Doing this on anything less than a global scale would lead to unintended side effects where importing from country A get cheaper because A does not tax GHG emissions, just replacing the emissions.
You could theoretically fix this at the border with tarifs, but determining how much emissions a particular product caused becomes real hard real quick.
Easy enough patch: require full (GHG, ecosystem impact) documentation of production process. This would also push some business in country as that's skip the tariff and make the documentation requirements easier.
Reductionism just doesn't work as long as constant growth is a requirement of our economic systems. It just doesn't go hand in hand. We will also never use less energy than we are using today, so we better improve energy production.
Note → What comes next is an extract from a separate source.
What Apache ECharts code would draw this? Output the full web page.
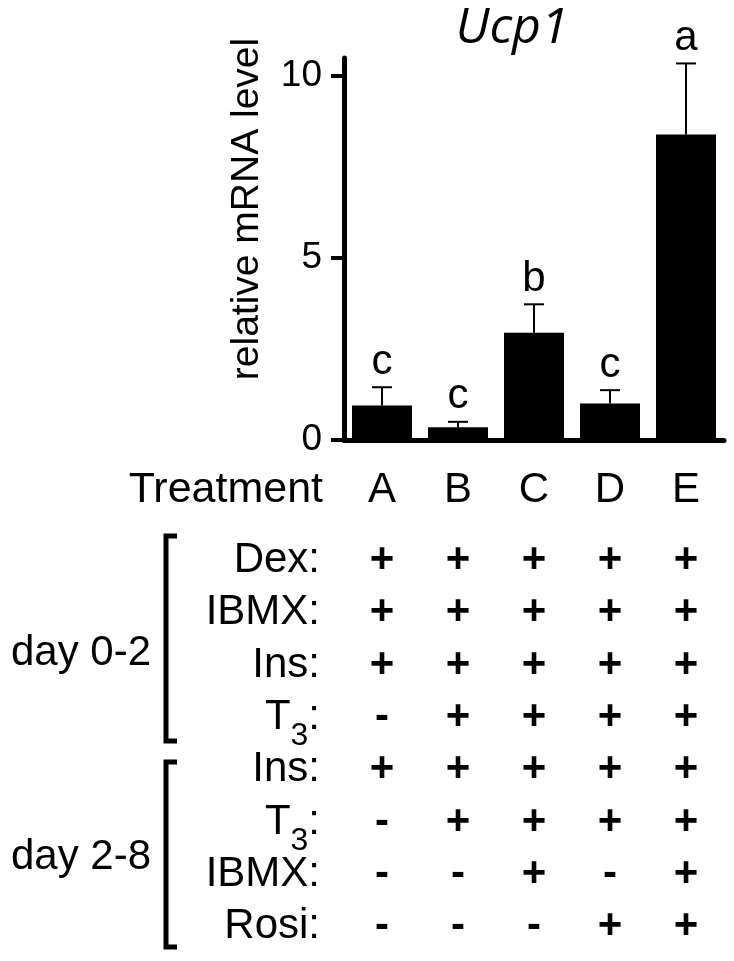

Doesn't mean we should skip engineering energy efficient devices. That is just an additional requirement.
You, and I, all of us, in fact, will have to change our lifestyles in order to preserve the habitability of our planet for us and our children. Our current culture is unsustainable.
Pointing at coal in this context is whataboutism at its finest. Yes, coal has to go. But so does beef. Than has been clear for decades now, it's not news.
- The meat over-production has a major impact on greenhouse gas emissions
- Humans naturally didn't eat the amounts of meat which we consume today
- Humans don't need to eat large quantities of meat for any health of fitness reasons
- Eating large amounts of meat increase the chances of certain cancers
Therefore, given that there is nothing natural about eating meat at the current levels and given that there is no health benefit of eating this much meat and even has some negative impact and given that the meat production is contributing to the demise of our planet, it's only logical to drastically reduce our meat consumption. Laws need to be drafted. Taxes on meat need to be risen, etc.
All those fatsoes which claim they couldn't live without meat should be treated like smokers: a dying breed of humans inflexible of understanding the above logic. There's always going to be some fat guy who thinks that eating McDonals burgers every day is normal, but the reality is that it's not and one day these people will be dead and new generations will have grown up in a world where it's normal to eat more veg & fruit and will think "how weird is it that people once ate an entire cow just for breakfast", just like kids today think "how weird is it that someone was allowed to light up a cigarette on an airplane where the smoke is affecting everyone around them and where open fire is generally considered a risk".